Implementing a Learning Rate Schedule

import neurenix
from neurenix.nn import Linear, Sequential, ReLU, MSELoss
from neurenix.optim import SGD

# Create a simple model
model = Sequential(
    Linear(10, 5),
    ReLU(),
    Linear(5, 1)
)

# Generate some dummy data
input_data = neurenix.Tensor.randn((100, 10))
target_data = neurenix.Tensor.randn((100, 1))

# Create loss function and optimizer
criterion = MSELoss()
optimizer = SGD(model.parameters(), lr=0.1)

# Training loop with learning rate schedule
model.train()
for epoch in range(100):
    # Adjust learning rate
    if epoch == 30:
        for param_group in optimizer._parameter_groups:
            param_group["lr"] = 0.01
    elif epoch == 60:
        for param_group in optimizer._parameter_groups:
            param_group["lr"] = 0.001

    # Forward pass
    output = model(input_data)
    loss = criterion(output, target_data)

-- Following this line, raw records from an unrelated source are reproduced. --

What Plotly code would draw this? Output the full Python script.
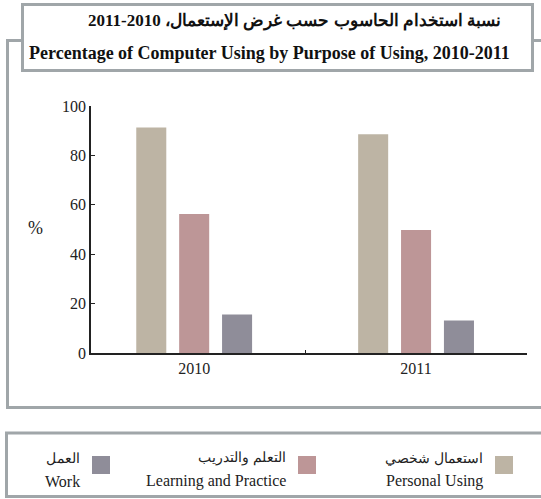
import plotly.graph_objects as go

# ---- data ----
years = ["2010", "2011"]
series_en = ["Personal Using", "Learning and Practice", "Work"]
series_ar = ["استعمال شخصي", "التعلم والتدريب", "العمل"]
personal = [91.3, 88.6]
learning = [56.3, 49.8]
work = [15.6, 13.2]
y_ticks = [0, 20, 40, 60, 80, 100]
title_ar = "نسبة استخدام الحاسوب حسب غرض الإستعمال، 2010-2011"
title_en = "Percentage of Computer Using by Purpose of Using, 2010-2011"
y_label = "%"

# ---- styles / layout ----
colors = ["#bdb4a4", "#bd9697", "#8f8d99"]
frame_col = "#a0a6a9"
FONT = "Liberation Serif, Times New Roman, DejaVu Serif, serif"
W, H = 541, 499
L, R, T, B = 91, 14, 106, 146
PW, PH = W - L - R, H - T - B


def xp(px):
    return (px - L) / PW


def yp(py):
    return (H - B - py) / PH


fig = go.Figure()
for name, vals, col in zip(series_en, [personal, learning, work], colors):
    fig.add_trace(go.Bar(x=years, y=vals, name=name, marker_color=col,
                         marker_line_width=0, showlegend=False))

shapes = []
# chart frame
shapes.append(dict(type="rect", xref="paper", yref="paper", layer="below",
                   x0=xp(7.5), x1=xp(560), y0=yp(40.5), y1=yp(407.5),
                   line=dict(color=frame_col, width=3), fillcolor="white"))
# title box
shapes.append(dict(type="rect", xref="paper", yref="paper", layer="below",
                   x0=xp(22.5), x1=xp(532.5), y0=yp(4.5), y1=yp(70.5),
                   line=dict(color=frame_col, width=3), fillcolor="white"))
# legend box
shapes.append(dict(type="rect", xref="paper", yref="paper", layer="below",
                   x0=xp(6.5), x1=xp(560), y0=yp(433), y1=yp(496.5),
                   line=dict(color=frame_col, width=3), fillcolor="white"))

annotations = [
    dict(text="<b>" + title_ar + "</b>", xref="paper", yref="paper",
         x=xp(294), y=yp(21), xanchor="center", yanchor="middle", showarrow=False,
         font=dict(family=FONT, size=17, color="#111")),
    dict(text="<b>" + title_en + "</b>", xref="paper", yref="paper",
         x=xp(269), y=yp(53), xanchor="center", yanchor="middle", showarrow=False,
         font=dict(family=FONT, size=18, color="#111")),
    dict(text=y_label, xref="paper", yref="paper", x=xp(35), y=yp(228),
         xanchor="center", yanchor="middle", showarrow=False,
         font=dict(family=FONT, size=18, color="#222")),
]

# custom legend (text left of square, right-to-left order)
sq_left = [495, 298, 92]
for en, ar, col, sx in zip(series_en, series_ar, colors, sq_left):
    shapes.append(dict(type="rect", xref="paper", yref="paper",
                       x0=xp(sx), x1=xp(sx + 18), y0=yp(456), y1=yp(474),
                       line=dict(width=0), fillcolor=col))
    annotations.append(dict(text=ar, xref="paper", yref="paper", x=xp(sx - 10),
                            y=yp(458), xanchor="right", yanchor="middle",
                            showarrow=False,
                            font=dict(family=FONT, size=14, color="#222")))
    annotations.append(dict(text=en, xref="paper", yref="paper", x=xp(sx - 10),
                            y=yp(481), xanchor="right", yanchor="middle",
                            showarrow=False,
                            font=dict(family=FONT, size=16, color="#222")))

fig.update_layout(
    width=W, height=H,
    margin=dict(l=L, r=R, t=T, b=B, pad=0),
    paper_bgcolor="white", plot_bgcolor="white",
    barmode="group", bargap=0.42, bargroupgap=0.30,
    font=dict(family=FONT, size=16, color="#222"),
    shapes=shapes, annotations=annotations,
    showlegend=False,
)
fig.update_xaxes(type="category", range=[-0.465, 1.5], showline=True,
                 linecolor="#222", linewidth=1.5, ticks="inside", ticklen=3,
                 tickson="boundaries", tickcolor="#222", showgrid=False,
                 tickfont=dict(family=FONT, size=16, color="#222"))
fig.update_yaxes(range=[0, 100], tickvals=y_ticks, showline=True,
                 linecolor="#222", linewidth=1.5, ticks="inside", ticklen=4,
                 tickcolor="#222", showgrid=False, zeroline=False,
                 tickfont=dict(family=FONT, size=16, color="#222"))

fig.write_html("out.html", config={"displayModeBar": False},
               post_script="document.body.style.margin='0';"
                           "document.body.style.overflow='hidden';")
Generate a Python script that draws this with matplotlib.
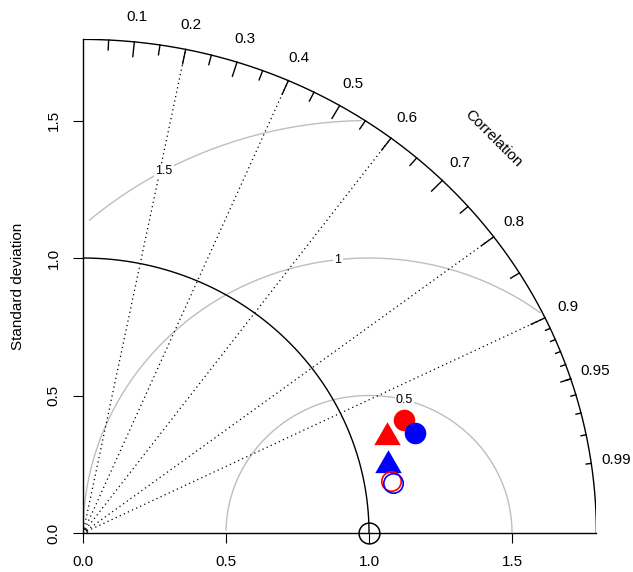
import numpy as np
import matplotlib

matplotlib.use("Agg")

import matplotlib.pyplot as plt
from matplotlib.path import Path

plt.rcParams["font.family"] = ["Liberation Sans", "DejaVu Sans"]

# Diagram extent and the reference (observed) standard deviation
MAX_SD = 1.795
REF_SD = 1.0

sd_ticks = [0.0, 0.5, 1.0, 1.5]
sd_tick_labels = ["0.0", "0.5", "1.0", "1.5"]

corr_grid_lines = [0.2, 0.4, 0.6, 0.8, 0.9]
corr_major_ticks = [0.1, 0.2, 0.3, 0.4, 0.5, 0.6, 0.7, 0.8, 0.9]
corr_medium_ticks = [0.05, 0.15, 0.25, 0.35, 0.45, 0.55, 0.65, 0.75, 0.85, 0.95]
corr_minor_ticks = [0.91, 0.92, 0.93, 0.94, 0.95, 0.96, 0.97, 0.98, 0.99]
corr_labels = [0.1, 0.2, 0.3, 0.4, 0.5, 0.6, 0.7, 0.8, 0.9, 0.95, 0.99]

rms_levels = [0.5, 1.0, 1.5]
rms_level_labels = ["0.5", "1", "1.5"]

# Model statistics: standard deviation and correlation with the reference
model_sd = [1.196, 1.216, 1.120, 1.096, 1.095, 1.101]
model_corr = [0.939, 0.954, 0.950, 0.974, 0.985, 0.986]

model_colors = ["red", "blue", "red", "blue", "red", "blue"]
model_kinds = ["disc", "disc", "triangle", "triangle", "ring", "ring"]

GREY = "#BEBEBE"

# Equilateral triangle centred on its centroid (like R's pch 17)
TRIANGLE = Path(
    [(0.0, 1.0), (-0.866, -0.5), (0.866, -0.5), (0.0, 1.0)],
    [Path.MOVETO, Path.LINETO, Path.LINETO, Path.CLOSEPOLY],
)


def polar_to_xy(radius, corr):
    angle = np.arccos(np.asarray(corr, dtype=float))
    return radius * np.cos(angle), radius * np.sin(angle)


def draw_frame(axis):
    theta = np.linspace(0, np.pi / 2, 300)
    axis.plot(MAX_SD * np.cos(theta), MAX_SD * np.sin(theta), color="black", lw=1.0)
    axis.plot(REF_SD * np.cos(theta), REF_SD * np.sin(theta), color="black", lw=1.0)
    axis.plot(0.015 * np.cos(theta), 0.015 * np.sin(theta), color="black", lw=0.8)

    for spine in ("top", "right"):
        axis.spines[spine].set_visible(False)
    for spine in ("left", "bottom"):
        axis.spines[spine].set_linewidth(1.0)

    axis.set_xticks(sd_ticks)
    axis.set_xticklabels(sd_tick_labels, fontsize=11)
    axis.set_yticks(sd_ticks)
    axis.set_yticklabels(sd_tick_labels, fontsize=11, rotation=90, va="center")
    axis.tick_params(direction="out", length=7.2, width=0.8, pad=9)


def draw_correlation_scale(axis):
    for corr in corr_grid_lines:
        x, y = polar_to_xy(MAX_SD, corr)
        axis.plot([0, x], [0, y], color="black", lw=0.9, linestyle=(0, (1, 2.6)))

    for ticks, inner in ((corr_major_ticks, 0.97), (corr_medium_ticks, 0.98), (corr_minor_ticks, 0.99)):
        for corr in ticks:
            x0, y0 = polar_to_xy(MAX_SD, corr)
            x1, y1 = polar_to_xy(MAX_SD * inner, corr)
            axis.plot([x0, x1], [y0, y1], color="black", lw=1.0)

    for corr in corr_labels:
        x, y = polar_to_xy(MAX_SD * 1.05, corr)
        axis.text(x, y, f"{corr:g}", fontsize=11, ha="center", va="center")

    axis.text(MAX_SD * 0.8, MAX_SD * 0.8, "Correlation", fontsize=11,
              rotation=-45, ha="center", va="center", rotation_mode="anchor")


def draw_rms_circles(axis):
    # coarse sampling of each circle, points outside the quadrant dropped
    theta = np.arange(0, np.pi, 0.03)
    label_index = [44, 56, 69]
    for level, label, idx in zip(rms_levels, rms_level_labels, label_index):
        x = REF_SD + level * np.cos(theta)
        y = level * np.sin(theta)
        inside = (x >= 0) & (x ** 2 + y ** 2 <= MAX_SD ** 2)
        axis.plot(x[inside], y[inside], color=GREY, lw=1.0)

        axis.text(
            x[idx],
            y[idx],
            label,
            fontsize=9,
            ha="center",
            va="center",
            bbox=dict(boxstyle="square,pad=0.1", facecolor="white", edgecolor="none"),
        )


def draw_models(axis):
    axis.plot(REF_SD, 0, marker="o", markersize=15, markerfacecolor="none",
              markeredgecolor="black", markeredgewidth=1.1, clip_on=False, zorder=5)

    xs, ys = polar_to_xy(np.asarray(model_sd), model_corr)
    for x, y, color, kind in zip(xs, ys, model_colors, model_kinds):
        if kind == "disc":
            axis.plot(x, y, marker="o", markersize=15.5, color=color, markeredgewidth=0, zorder=6)
        elif kind == "triangle":
            axis.plot(x, y, marker=TRIANGLE, markersize=22, color=color, markeredgewidth=0, zorder=6)
        else:
            axis.plot(x, y, marker="o", markersize=14, markerfacecolor="none",
                      markeredgecolor=color, markeredgewidth=1.2, zorder=7)


figure = plt.figure(figsize=(6.33, 5.72), dpi=100)
left_px, right_px, bottom_px, top_px = 83, 596.4, 533, 39.4
axis = figure.add_axes([
    left_px / 633,
    (572 - bottom_px) / 572,
    (right_px - left_px) / 633,
    (bottom_px - top_px) / 572,
])
axis.set_xlim(0, MAX_SD)
axis.set_ylim(0, MAX_SD)

draw_rms_circles(axis)
draw_correlation_scale(axis)
draw_frame(axis)
draw_models(axis)

figure.text(18 / 633, 1 - 286 / 572, "Standard deviation", fontsize=11,
            rotation=90, ha="center", va="center")

figure.savefig("out.png", dpi=100)
plt.close(figure)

    # Backward pass and optimization
    optimizer.zero_grad()
    loss.backward()
    optimizer.step()

    if (epoch + 1) % 10 == 0:
        current_lr = optimizer._parameter_groups[0]["lr"]
        print(f"Epoch {epoch+1}, Loss: {loss.item()}, LR: {current_lr}")

Conclusion

The Optimization module of Neurenix provides a comprehensive set of algorithms for training machine learning models. Its multi-language architecture with a high-performance Rust/C++ core enables optimal performance across a wide range of devices, from edge devices to multi-GPU clusters.

Compared to other frameworks like TensorFlow, PyTorch, and Scikit-Learn, Neurenix's Optimization module offers advantages in terms of API design, hardware support, and edge device optimization. These features make Neurenix particularly well-suited for AI agent development, edge computing, and browser-based applications.